The Council of Foreign Ministers of Shanghai Cooperation Organisation in Goa, India, is over, but not behind us. It has left a legacy which will haunt India-Pakistan relations for a long time to come.

The political and diplomatic calculus says that the relations between the two immediate neighbouring countries have deteriorated further. It is not known that how long will it take now to reverse from the level where it has reached to the pre May 5 CFM position. It is not even zero sum game. It is more serious than that.

This does happen in diplomacy, but stakes of the two countries are too high that these can be ignored at the cost of stability and security of the region. The SCO is meant for these two elements vital for the whole of the region encompassing China, Russia and Central Asia.

At the conclusion of the SCO meet, the two countries are weighing their success; how rhetorical they were during and after the meet. Measuring accomplishments in terms of having spoken, rather more than what was intended before the start of the conclave, signals a complex trajectory. At least this was not the outcome anticipated or expected by anyone in the two countries.

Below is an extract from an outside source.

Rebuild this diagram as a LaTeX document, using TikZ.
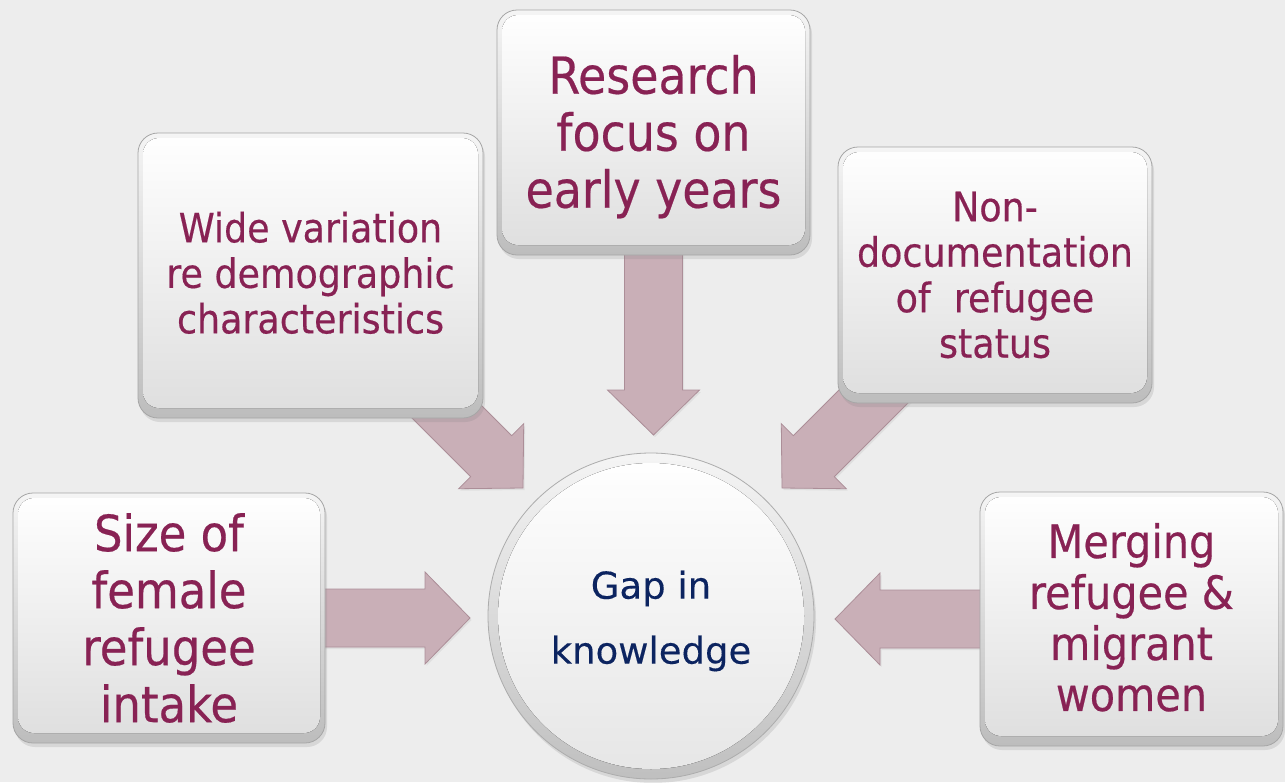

There might not have been a breakthrough moment, but it could have stayed where it was. The blame game will continue for quite some time. That has its own consequences. The sparring between India and Pakistan has left a bad taste, as not only an opportunity was lost to stated positions but also to the high-pitched rhetoric.

It was good on part of Pakistan Foreign Minister Bilawal Zardari Bhutto to have come to India to attend the multilateral meet – SCO. Before embarking on a journey to Goa, he said that he was visiting India to uphold Pakistan’s commitment to SCO.

That sounded very good. He also made it clear that his visit was not bilateral, and accordingly he had toned down bar of expectations that some over-optimistic quarters had hoped for, despite all odds stacked against bilateral meeting on the sidelines of the meet.

Had it stayed there, it would have been better than the situation that has emerged now. Indeed he had the compulsion to cater to his domestic constituency and to berate Imran Khan who was breathing down his neck, but the limits were defined. India is very familiar with that. India could have, as it did, stated its position. In fact, India had already made it clear that there was no meeting between Jaishankar and Bhutto that was scheduled on the sidelines of the CFM.

Things were very clear; Pakistan Foreign Minister  was  coming to attend the SCO. Since India is holding presidency of the group, it also is the host. India had sent invitation to Pakistan, like all other members of the group. The SCO is an overarching group in which the regional matters and the issues concerning the nations are discussed.

It has a mandate and protocol of its own. But this doesn’t mean that there is no room for the bilateral talks between the member states. As it turned out, India and Pakistan foreign ministers held bilateral talks with  Chinese and Russian foreign ministers and few other members of the group. The conspicuous missing optic was a meeting between Dr S Jaishankar and Bilawal Zardari Bhutto.              

Pakistan Foreign Minister, in his  speech at the  SCO,  argued , “the collective security of our peoples is our joint responsibility. Terrorism continues to threaten global security. Let’s not get caught up in weaponising  terrorism for diplomatic point scoring … our success requires us to isolate this issue from geo-political partnership.”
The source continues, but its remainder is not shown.